The Park Record editorial, July 24-27, 2010 |

The Park Record editorial, July 24-27, 2010

Whether by handcart or ore cart, pioneers enriched our state

Always a bit irreverent, some Park City citizens have dubbed this weekend’s celebration of Utah’s heritage "Pie and Beer Day." We are hoping that does not offend regular Pioneer Day fans who see the day, primarily, as a tribute to the first Mormon settlers who came seeking refuge from religious persecution elsewhere in the country.

We are confident that during the festivities there will be plenty of room in Utah’s tent to include the full spectrum of cultures that helped to shape this great state.

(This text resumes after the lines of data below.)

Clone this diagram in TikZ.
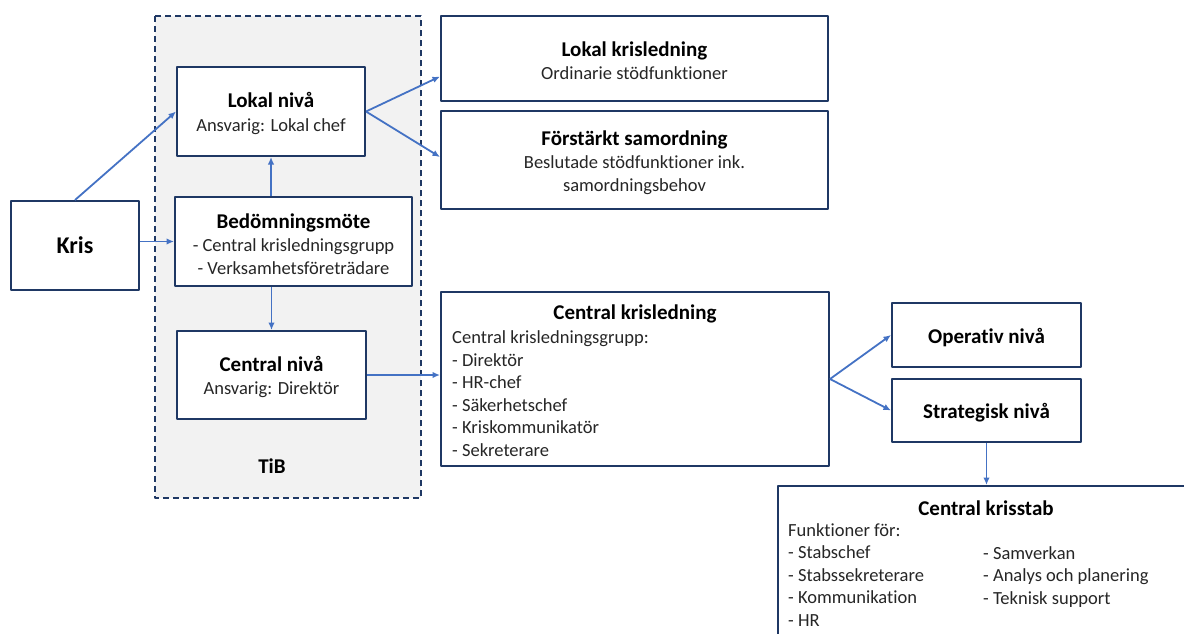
\documentclass[tikz,border=0pt]{standalone}
\usepackage{fontspec}
\setmainfont{Carlito}[Ligatures=NoCommon]
\usetikzlibrary{arrows.meta}
\definecolor{ram}{HTML}{1F3864}
\definecolor{pilfarg}{HTML}{4472C4}
\definecolor{bakgrund}{HTML}{F2F2F2}
\newcommand{\rubrik}[1]{{\fontsize{21}{24}\selectfont\bfseries\color{black}\rule{0pt}{19.5pt}#1}}
\begin{document}
\begin{tikzpicture}[x=1pt,y=-1pt,>={Latex[length=7.5pt,width=6.5pt]}, line join=round, font=\fontsize{18.5}{22.5}\selectfont,
	ruta/.style={draw=ram, line width=2pt, fill=white, inner sep=0pt, align=center, text=black!85},
	pil/.style={->, draw=pilfarg, line width=1.8pt},
	lista/.style={inner sep=0pt, align=left, text=black!85, anchor=north west}]
	\useasboundingbox (0,0) rectangle (1184,633);
	% TiB
	\draw[draw=ram, fill=bakgrund, line width=2pt, dash pattern=on 6pt off 4pt] (155,16) rectangle (421,498);
	\node (tib) at (272,464) {\rubrik{TiB}};
	% rutor
	\node[ruta, minimum width=128pt, minimum height=89pt] (kris) at (75,245.5) {\fontsize{24}{28}\selectfont\bfseries\color{black}Kris};
	\node[ruta, minimum width=188pt, minimum height=89pt] (lokal) at (271,111.5) {\rubrik{Lokal nivå}\\[1pt] Ansvarig: Lokal chef};
	\node[ruta, minimum width=237pt, minimum height=89pt] (bedom) at (293.5,241.5) {\rubrik{Bedömningsmöte}\\[1pt] - Central krisledningsgrupp\\ - Verksamhetsföreträdare};
	\node[ruta, minimum width=189pt, minimum height=88pt] (central) at (271.5,375) {\rubrik{Central nivå}\\[1pt] Ansvarig: Direktör};
	\node[ruta, minimum width=387pt, minimum height=85pt] (lkl) at (634.5,58.5) {\rubrik{Lokal krisledning}\\[1pt] Ordinarie stödfunktioner};
	\node[ruta, minimum width=387pt, minimum height=98pt] (fs) at (634.5,160) {\rubrik{Förstärkt samordning}\\[1pt] Beslutade stödfunktioner ink.\\ samordningsbehov};
	\node[ruta, minimum width=388pt, minimum height=174pt] (ckl) at (635,379) {};
	\node (ckl-rubrik) at (635,312) {\rubrik{Central krisledning}};
	\node[lista] (ckl-lista) at (452,330.5) {Central krisledningsgrupp:\\- Direktör\\- HR-chef\\- Säkerhetschef\\- Kriskommunikatör\\- Sekreterare};
	\node[ruta, minimum width=189pt, minimum height=64pt] (op) at (986.5,335) {\rubrik{Operativ nivå}};
	\node[ruta, minimum width=189pt, minimum height=63pt] (strat) at (986.5,410.5) {\rubrik{Strategisk nivå}};
	\node[ruta, minimum width=422pt, minimum height=174pt] (cks) at (989,573) {};
	\node (cks-rubrik) at (986,506) {\rubrik{Central krisstab}};
	\node[lista] (cks-v) at (788,523) {Funktioner för:\\- Stabschef\\- Stabssekreterare\\- Kommunikation\\- HR};
	\node[lista] (cks-h) at (983,546) {- Samverkan\\- Analys och planering\\- Teknisk support};
	% pilar
	\draw[pil] (kris.north) -- (lokal.west);
	\draw[pil] (kris.east |- bedom.west) -- (bedom.west);
	\draw[pil] (bedom.north -| lokal.south) -- (lokal.south);
	\draw[pil] (bedom.south -| central.north) -- (central.north);
	\draw[pil] (lokal.east) -- ([yshift=-18pt]lkl.west);
	\draw[pil] (lokal.east) -- ([yshift=3pt]fs.west);
	\draw[pil] (central.east) -- (central.east -| ckl.west);
	\draw[pil] (ckl.east) -- (op.west);
	\draw[pil] (ckl.east) -- (strat.west);
	\draw[pil] (strat.south) -- (strat.south |- cks.north);
\end{tikzpicture}
\end{document}
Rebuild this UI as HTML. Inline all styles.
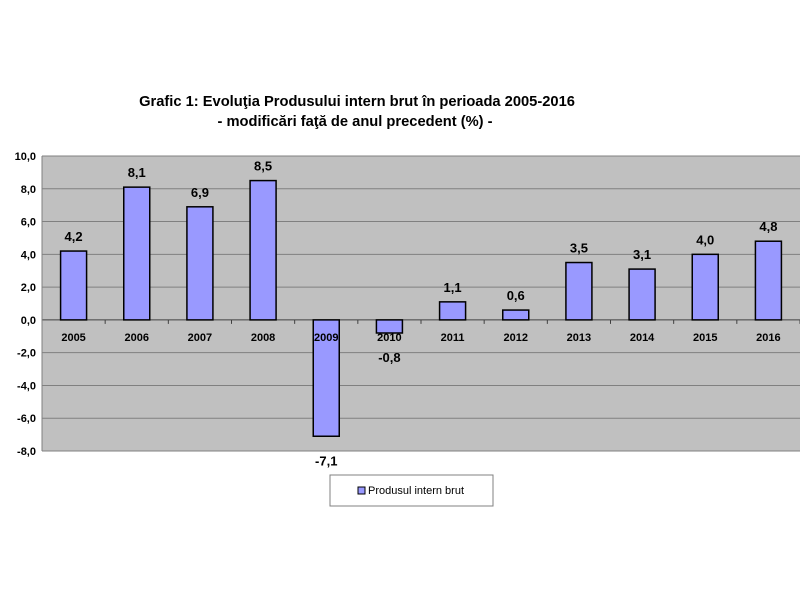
<!DOCTYPE html>
<html><head><meta charset="utf-8"><style>
body{margin:0;background:#fff;font-family:"Liberation Sans",Arial,sans-serif}
</style></head><body>
<svg width="800" height="600" font-family="Liberation Sans, Arial, sans-serif">
<text x="357" y="106" text-anchor="middle" font-size="14.7" font-weight="bold">Grafic 1: Evoluţia Produsului intern brut în perioada 2005-2016</text>
<text x="355" y="126" text-anchor="middle" font-size="14.7" font-weight="bold">- modificări faţă de anul precedent (%) -</text>
<rect x="42" y="156" width="758" height="295" fill="#c0c0c0"/>
<g id="grid"></g><g id="bars"></g><g id="labels"></g>
<line x1="42" y1="156" x2="42" y2="451" stroke="#808080"/>
<g>
<rect x="330" y="475" width="163" height="31" fill="#fff" stroke="#808080"/>
<rect x="358" y="487" width="7" height="7" fill="#9999ff" stroke="#000"/>
<text x="368" y="494" font-size="11">Produsul intern brut</text>
</g>
</svg>
<script>
const categories=["2005","2006","2007","2008","2009","2010","2011","2012","2013","2014","2015","2016"];
const values=[4.2,8.1,6.9,8.5,-7.1,-0.8,1.1,0.6,3.5,3.1,4.0,4.8];
const yTicks=[10,8,6,4,2,0,-2,-4,-6,-8];
const NS="http://www.w3.org/2000/svg";
const pLeft=42,pRight=800,pTop=156,pBottom=451,ymax=10,ymin=-8;
const yS=v=>pTop+(ymax-v)/(ymax-ymin)*(pBottom-pTop);
const cw=(pRight-pLeft)/categories.length;
const xS=i=>pLeft+cw*(i+0.5);
const fmt=v=>v.toFixed(1).replace('.',',');
function mk(tag,attrs,parent,text){const e=document.createElementNS(NS,tag);for(const k in attrs)e.setAttribute(k,attrs[k]);if(text!==undefined)e.textContent=text;document.getElementById(parent).appendChild(e);return e;}
yTicks.forEach(t=>{
 const l=mk('line',{x1:pLeft,x2:pRight,y1:yS(t),y2:yS(t),stroke:t===0?'#404040':'#808080','stroke-width':1},'grid');
 
 
 const tx=mk('text',{x:pLeft-6,y:yS(t)+4,'text-anchor':'end','font-size':11,'font-weight':'bold'},'grid',fmt(t));
 
 
});
categories.forEach((c,i)=>{
 const tk=mk('line',{x1:pLeft+cw*(i+1),x2:pLeft+cw*(i+1),y1:yS(0),y2:yS(0)+4,stroke:'#404040'},'grid');
 
 
 const v=values[i],bw=26;
 const b=mk('rect',{x:xS(i)-bw/2,y:Math.min(yS(v),yS(0)),width:bw,height:Math.abs(yS(v)-yS(0)),fill:'#9999ff',stroke:'#000','stroke-width':1.5},'bars');
 
 
 const cl=mk('text',{x:xS(i),y:yS(0)+21,'text-anchor':'middle','font-size':11,'font-weight':'bold'},'labels',c);
 
 
 const ly=v>=0?yS(v)-10:yS(v)+29;
 const vl=mk('text',{x:xS(i),y:ly,'text-anchor':'middle','font-size':13,'font-weight':'bold'},'labels',fmt(v));
 
 
});
</script>
</body></html>
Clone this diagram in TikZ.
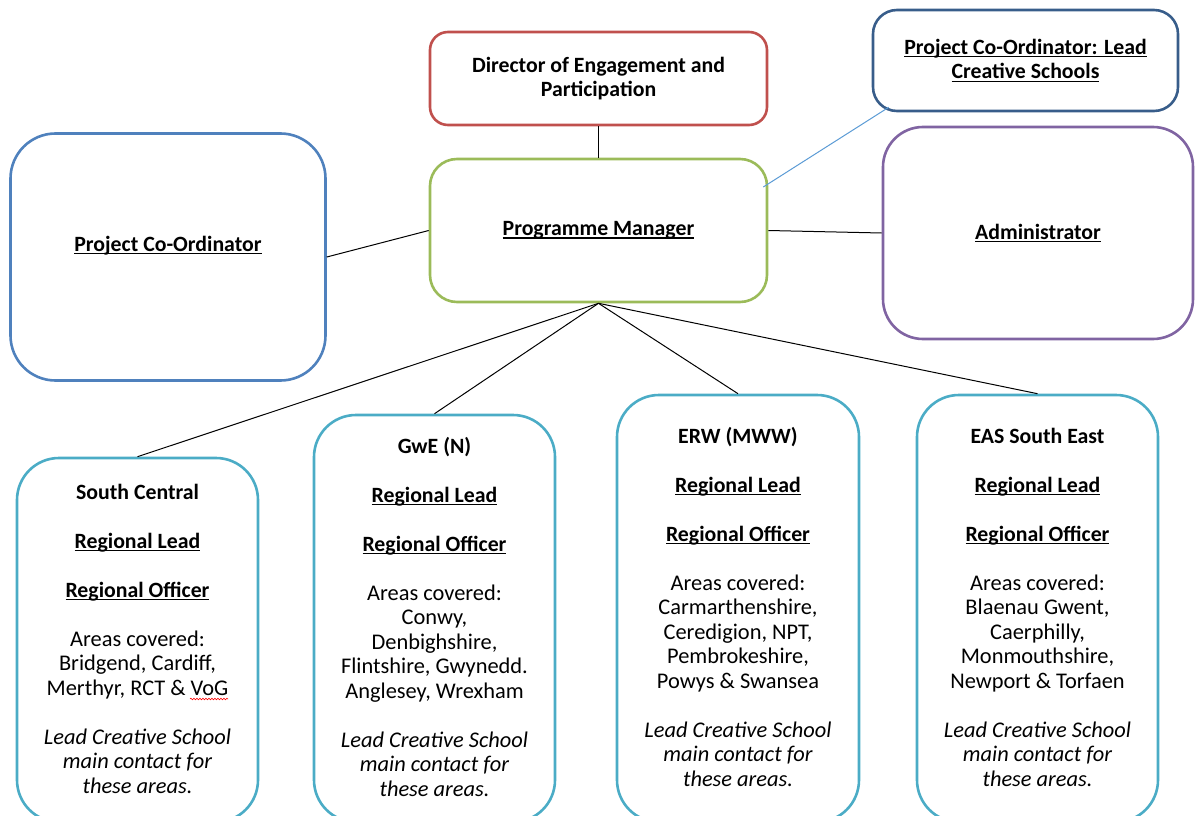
\documentclass[tikz,border=0pt]{standalone}
\usepackage{fontspec}
\setmainfont{Carlito}
\usetikzlibrary{calc,decorations.pathmorphing}
\definecolor{cred}{HTML}{C0504D}
\definecolor{cgreen}{HTML}{9BBB59}
\definecolor{cblue}{HTML}{4F81BD}
\definecolor{cdblue}{HTML}{385D8A}
\definecolor{cpurple}{HTML}{8064A2}
\definecolor{cteal}{HTML}{4BACC6}
\definecolor{clink}{HTML}{5B9BD5}
\newcommand\myul[1]{\setbox0=\hbox{#1}\makebox[0pt][l]{\rule[-2.8pt]{\wd0}{1.1pt}}\box0}
\newcommand\tb[1]{\begin{tabular}[t]{@{}c@{}}#1\end{tabular}}
\newcommand\hdf{\fontsize{21.8}{24.5}\selectfont\bfseries}
\newcommand\bd[1]{{\hdf #1}}
\begin{document}
\begin{tikzpicture}[x=1pt,y=-1pt,
  font=\fontsize{22.4}{24.5}\selectfont,
  bx/.style={draw, line width=2.6pt, rectangle, rounded corners=#1, inner sep=0pt, align=center, font=\hdf},
  txt/.style={inner sep=0pt, anchor=base},
  conn/.style={draw=black, line width=1pt}]
\useasboundingbox (0,0) rectangle (1195,816);
\clip (0,0) rectangle (1195,816);
% top row
\node[bx=18pt, draw=cred, minimum width=337pt, minimum height=93pt] (dir) at (598.5,78.5) {Director of Engagement and\\Participation};
\node[bx=27pt, draw=cgreen, minimum width=337pt, minimum height=143pt] (pm) at (598.5,230.5) {\myul{Programme Manager}};
\node[bx=45pt, draw=cblue, minimum width=315pt, minimum height=247pt] (pc) at (168,257) {};
\node[txt, font=\hdf] (pct) at (168,251) {\myul{Project Co-Ordinator}};
\node[bx=24pt, draw=cdblue, minimum width=305pt, minimum height=101pt] (lcs) at (1025.5,60.5) {\myul{Project Co-Ordinator: Lead}\\\myul{Creative Schools}};
\node[bx=40pt, draw=cpurple, minimum width=310pt, minimum height=212pt] (adm) at (1038,233) {\myul{Administrator}};
% regional boxes
\node[bx=42pt, draw=cteal, minimum width=241pt, minimum height=364pt] (sc) at (137.5,640) {};
\node[bx=42pt, draw=cteal, minimum width=241pt, minimum height=407pt] (gwe) at (434.5,618.5) {};
\node[bx=42pt, draw=cteal, minimum width=242pt, minimum height=427pt] (erw) at (738,608.5) {};
\node[bx=42pt, draw=cteal, minimum width=241pt, minimum height=427pt] (eas) at (1037.5,608.5) {};
\node[txt] (sct) at (137.5,499) {\tb{\bd{South Central}\\[24.5pt]
  \bd{\myul{Regional Lead}}\\[24.5pt]
  \bd{\myul{Regional Officer}}\\[24.5pt]
  Areas covered:\\ Bridgend, Cardiff,\\ Merthyr, RCT \& VoG\\[24.5pt]
  \itshape Lead Creative School\\ \itshape main contact for\\ \itshape these areas.}};
\node[txt] (gwet) at (434.5,453) {\tb{\bd{GwE (N)}\\[24.5pt]
  \bd{\myul{Regional Lead}}\\[24.5pt]
  \bd{\myul{Regional Officer}}\\[24.5pt]
  Areas covered:\\ Conwy,\\ Denbighshire,\\ Flintshire, Gwynedd.\\ Anglesey, Wrexham\\[24.5pt]
  \itshape Lead Creative School\\ \itshape main contact for\\ \itshape these areas.}};
\node[txt] (erwt) at (738,443) {\tb{\bd{ERW (MWW)}\\[24.5pt]
  \bd{\myul{Regional Lead}}\\[24.5pt]
  \bd{\myul{Regional Officer}}\\[24.5pt]
  Areas covered:\\ Carmarthenshire,\\ Ceredigion, NPT,\\ Pembrokeshire,\\ Powys \& Swansea\\[24.5pt]
  \itshape Lead Creative School\\ \itshape main contact for\\ \itshape these areas.}};
\node[txt] (east) at (1037.5,443) {\tb{\bd{EAS South East}\\[24.5pt]
  \bd{\myul{Regional Lead}}\\[24.5pt]
  \bd{\myul{Regional Officer}}\\[24.5pt]
  Areas covered:\\ Blaenau Gwent,\\ Caerphilly,\\ Monmouthshire,\\ Newport \& Torfaen\\[24.5pt]
  \itshape Lead Creative School\\ \itshape main contact for\\ \itshape these areas.}};
% connectors
\draw[conn] (dir.south) -- (pm.north);
\draw[conn] (pc.east) -- (pm.west);
\draw[conn] (pm.east) -- (adm.west);
\draw[conn] (pm.south) -- (sc.north);
\draw[conn] (pm.south) -- (gwe.north);
\draw[conn] (pm.south) -- (erw.north);
\draw[conn] (pm.south) -- (eas.north);
\coordinate (b1) at ($(pm.east)+(-5,-43.5)$);
\coordinate (b2) at ($(lcs.south west)+(17,-5)$);
\draw[draw=clink, line width=1pt] (b1) -- (b2);
% spelling mark
\coordinate (w1) at (190,699);
\coordinate (w2) at (228,699);
\draw[red, line width=0.6pt, decorate, decoration={snake, amplitude=0.8pt, segment length=3pt}] (w1) -- (w2);
\end{tikzpicture}
\end{document}
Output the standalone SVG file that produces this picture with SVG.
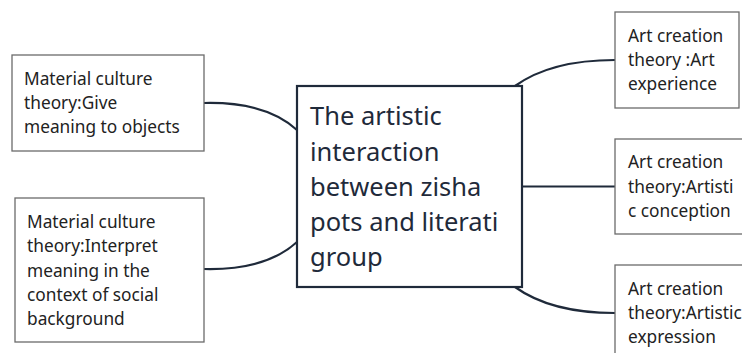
<svg xmlns="http://www.w3.org/2000/svg" width="742" height="353" viewBox="0 0 742 353">
<style>
.box{fill:#fff;stroke:#6b6b6b;stroke-width:1.3}
.main{fill:#fff;stroke:#1f2a3a;stroke-width:2.2}
.t{font-family:"Noto Sans","Open Sans",sans-serif;font-size:17.3px;fill:#222}
.big{font-family:"Noto Sans","Open Sans",sans-serif;font-size:25.5px;fill:#1f2a3a}
.c{fill:none;stroke:#1f2a3a;stroke-width:2.2}
</style>
<rect width="742" height="353" fill="#fff"/>
<g id="connectors">
<path class="c" d="M204,103 C245,102 275,110 297,130"/>
<path class="c" d="M204,269 C245,270 275,262 297,242"/>
<path class="c" d="M515,86 C540,68 575,60 615,60"/>
<path class="c" d="M522,186.5 L615,186.5"/>
<path class="c" d="M515,287 C540,305 575,313 615,313"/>
</g>
<g id="main">
<rect class="main" x="297" y="86" width="225" height="201"/>
<text class="big" x="310" y="125">The artistic</text>
<text class="big" x="310" y="160.5">interaction</text>
<text class="big" x="310" y="195.5">between zisha</text>
<text class="big" x="310" y="231">pots and literati</text>
<text class="big" x="310" y="266">group</text>
</g>
<g id="left1">
<rect class="box" x="12" y="55" width="192" height="96"/>
<text class="t" x="24" y="85">Material culture</text>
<text class="t" x="24" y="109">theory:Give</text>
<text class="t" x="24" y="133">meaning to objects</text>
</g>
<g id="left2">
<rect class="box" x="15" y="198" width="189" height="144"/>
<text class="t" x="27" y="228">Material culture</text>
<text class="t" x="27" y="252">theory:Interpret</text>
<text class="t" x="27" y="276.5">meaning in the</text>
<text class="t" x="27" y="300.5">context of social</text>
<text class="t" x="27" y="324.5">background</text>
</g>
<g id="right1">
<rect class="box" x="615" y="12" width="124" height="96"/>
<text class="t" x="628" y="41.5">Art creation</text>
<text class="t" x="628" y="66">theory :Art</text>
<text class="t" x="628" y="90">experience</text>
</g>
<g id="right2">
<rect class="box" x="615" y="139" width="130" height="95"/>
<text class="t" x="628" y="168">Art creation</text>
<text class="t" x="628" y="192.5">theory:Artisti</text>
<text class="t" x="628" y="217">c conception</text>
</g>
<g id="right3">
<rect class="box" x="615" y="265" width="140" height="100"/>
<text class="t" x="628" y="295">Art creation</text>
<text class="t" x="628" y="319">theory:Artistic</text>
<text class="t" x="628" y="343">expression</text>
</g>
</svg>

Park City’s pioneers came from all over the world, some seeking work, others, like the early Mormons, looking for religious sanctuary. It made for a raucous, diverse multilingual landscape of Swedes, Basques, Irishmen, Chinese, Englishmen, etc., who populated the boarding houses and bordellos in Old Town.

Yes, in the early days, there was some friction between the Mormon settlers in the valley and the "gentiles" in the mountain mining camp, but those barriers have long since been breached. We’d like to think that the remaining nuances complement each other rather than conflict.

Park City still leans a little to the left and citizens sometimes chafe against the state’s Republican majority. Also, local business boosters say the city’s tourism-centric economy calls for looser alcohol restrictions. But overall there is enormous give and take and respect between Park City residents and the rest of the state.

The recent Fourth of July, that happened to fall on a Sunday, is a perfect example. Most Utah communities chose to postpone their celebrations so families could attend church services. That left a quiet hole in the vacation itinerary that many around the state filled by driving up to Park City where the Fourth was celebrated on the Fourth with a parade and fireworks. Those who chose to do so were able to celebrate the Fourth twice, and we didn’t hear anyone complain about the bonus.

So, whether your ancestors arrived pulling a handcart or in a VW bus, we encourage you to take a moment this weekend to reflect on Utah’s rich history. We would especially encourage everyone to share stories about the citizens who came before us and their immense contributions to the cities and towns we now call home.